As refugee-hosting countries face looming economic recession, increasing unemployment, and rising xenophobia, there is a risk of increased public skepticism of refugees’ economic inclusion. Negative narratives about the impact of refugees’ economic inclusion on the employment rates and wages of host populations are already increasing. This is despite evidence showing that increasing economic inclusion, and thereby allowing refugees to diversify the sectors they are working in, has positive overall effects and is unlikely to have negative impacts on host community outcomes in the long-term.

Such sentiments, coupled with pressure on public budgets, may lead to a reduction in political will for such efforts. This already seen in Colombia, with increased xenophobic rhetoric among local governments stalling the progress made. And in all four focus countries, governments are likely to have other, more pressing concerns, such as alleviating the effects of the pandemic and economic crisis. COVID-19 therefore runs the risk of causing progress towards economic inclusion to stagnate, or even backslide.

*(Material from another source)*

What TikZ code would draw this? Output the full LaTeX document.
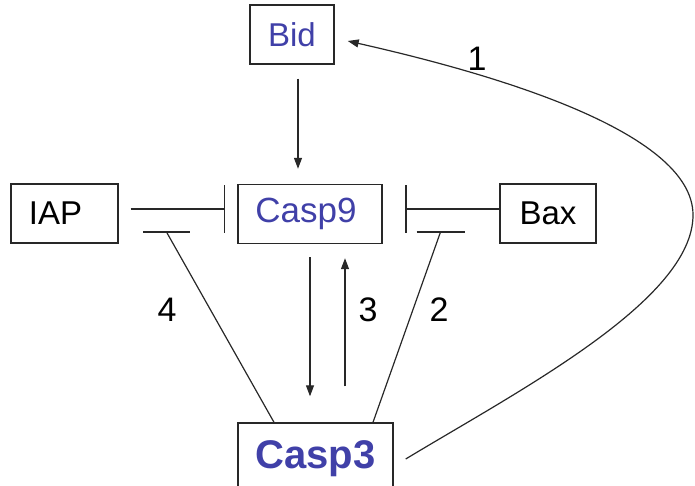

Beyond COVID-19, other challenges remain. Even before the pandemic, refugees and asylum seekers, including Venezuelans displaced abroad, faced barriers that limited their labor market access and economic inclusion. These include diploma validation—an issue in all four focus countries—as well as obstacles to registering businesses, accessing credit lines, moving freely, and owning land.

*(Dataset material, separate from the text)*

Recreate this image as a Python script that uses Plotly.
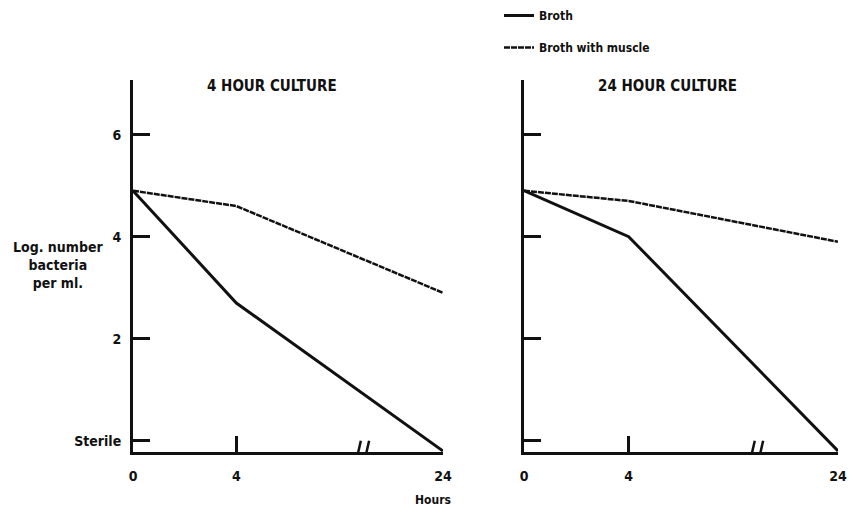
import plotly.graph_objects as go

# ---- data ----
hours = [0, 4, 24]
broth_4h = [4.9, 2.7, -0.2]
muscle_4h = [4.9, 4.6, 2.9]
broth_24h = [4.9, 4.0, -0.2]
muscle_24h = [4.9, 4.7, 3.9]

x_ticks = [0, 4, 24]
x_ticktext = ["0", "4", "24"]
y_ticks = [0, 2, 4, 6]
y_ticktext = ["Sterile", "2", "4", "6"]

panel_titles = ["4 HOUR CULTURE", "24 HOUR CULTURE"]
series_names = ["Broth", "Broth with muscle"]


def pos(h):
    # broken time axis: 0-4 h full scale, 4-24 h compressed
    return h / 4 if h <= 4 else 1 + (h - 4) / 10


FONT = "DejaVu Sans Condensed, Liberation Sans Narrow, Arial Narrow, DejaVu Sans, sans-serif"
INK = "#111111"
OFF = 8                      # page body margin
W, H = 866 - OFF, 523 - OFF


def px(x):
    return (x - OFF) / W


def py(y):
    return 1 - (y - OFF) / H


fig = go.Figure()

xs = [pos(h) for h in hours]
MUSCLE_DASH = "6px,1px"
fig.add_trace(go.Scatter(x=xs, y=broth_4h, mode="lines", name=series_names[0],
                         legendgroup="a", line=dict(color=INK, width=3),
                         xaxis="x", yaxis="y"))
fig.add_trace(go.Scatter(x=xs, y=muscle_4h, mode="lines", name=series_names[1],
                         legendgroup="b", line=dict(color=INK, width=2.5, dash=MUSCLE_DASH),
                         xaxis="x", yaxis="y"))
fig.add_trace(go.Scatter(x=xs, y=broth_24h, mode="lines", showlegend=False,
                         line=dict(color=INK, width=3), xaxis="x2", yaxis="y2"))
fig.add_trace(go.Scatter(x=xs, y=muscle_24h, mode="lines", showlegend=False,
                         line=dict(color=INK, width=2.5, dash=MUSCLE_DASH),
                         xaxis="x2", yaxis="y2"))

ydom = [py(452), py(80)]
yr = [-0.22, 7.07]
xr = [0, pos(24)]

tickfont = dict(family=FONT, size=14, color=INK, weight="bold")
common_x = dict(range=xr, showgrid=False, zeroline=False, showline=True,
                linecolor=INK, linewidth=3, ticks="inside", ticklen=16,
                tickwidth=3, tickcolor=INK, tickvals=[pos(h) for h in x_ticks],
                ticktext=x_ticktext, ticklabelstandoff=9, tickfont=tickfont)
common_y = dict(range=yr, showgrid=False, zeroline=False, showline=True,
                linecolor=INK, linewidth=3, ticks="inside", ticklen=17,
                tickwidth=3, tickcolor=INK, tickvals=y_ticks, domain=ydom,
                tickfont=tickfont)

fig.update_layout(
    width=W, height=H,
    margin=dict(l=0, r=0, t=0, b=0, autoexpand=False),
    paper_bgcolor="white", plot_bgcolor="white",
    xaxis=dict(common_x, domain=[px(133), px(443)], anchor="y"),
    yaxis=dict(common_y, anchor="x", ticktext=y_ticktext, ticklabelstandoff=6),
    xaxis2=dict(common_x, domain=[px(524), px(838)], anchor="y2"),
    yaxis2=dict(common_y, anchor="x2", showticklabels=False),
    legend=dict(x=px(499), y=py(1), xanchor="left", yanchor="top",
                bgcolor="rgba(0,0,0,0)", tracegroupgap=13,
                font=dict(family=FONT, size=12, color=INK, weight="bold")),
)


def label(text, x, y, size):
    fig.add_annotation(text=text, xref="paper", yref="paper", x=px(x), y=py(y),
                       xanchor="center", yanchor="middle", showarrow=False,
                       align="center",
                       font=dict(family=FONT, size=size, color=INK, weight="bold"))


label(panel_titles[0], 272, 86, 15)
label(panel_titles[1], 667, 86, 15)
label("Hours", 433, 500, 12)
label("Log. number<br>bacteria<br>per ml.", 58, 265, 14)

# axis break marks
for xa, ya in (("x", "y"), ("x2", "y2")):
    xb = 2.22
    fig.add_shape(type="rect", xref=xa, yref=ya, x0=xb - 0.04, x1=xb + 0.04,
                  y0=-0.32, y1=-0.12, line=dict(width=0), fillcolor="white", layer="above")
    for dx in (-0.04, 0.04):
        fig.add_shape(type="line", xref=xa, yref=ya, x0=xb + dx - 0.025, x1=xb + dx + 0.025,
                      y0=-0.44, y1=0.0, line=dict(color=INK, width=2.5), layer="above")

fig.write_html("out.html")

Women are particularly affected by the legal and practical barriers to labor market access, leaving them even more vulnerable especially during times of COVID-19. Such barriers vary from country to country and are unlikely to improve in the near future, especially as COVID-19 affects political will to mobilize on this front.

 

The Way Forward

As COVID-19 threatens the prosperity and stability of countries across the world, it is imperative to keep refugees’ economic inclusion at the forefront of the conversation. Increasing economic inclusion has a variety of benefits, including raising productivity and wages of refugees and host populations, increasing purchasing power that boosts local businesses, increasing tax revenue, and reducing crowding into the informal sector—all are potential sources of stimulus for host communities during the recovery.

While the economic crisis and rising xenophobia might push policymakers to exclude refugees from their response, the continuous marginalization of refugees only serves to increase their vulnerability and exacerbate the problem. If the pandemic shows us anything, it is that including refugees as part of the response and the solution is important to build a more inclusive and resilient society that leaves no-one behind.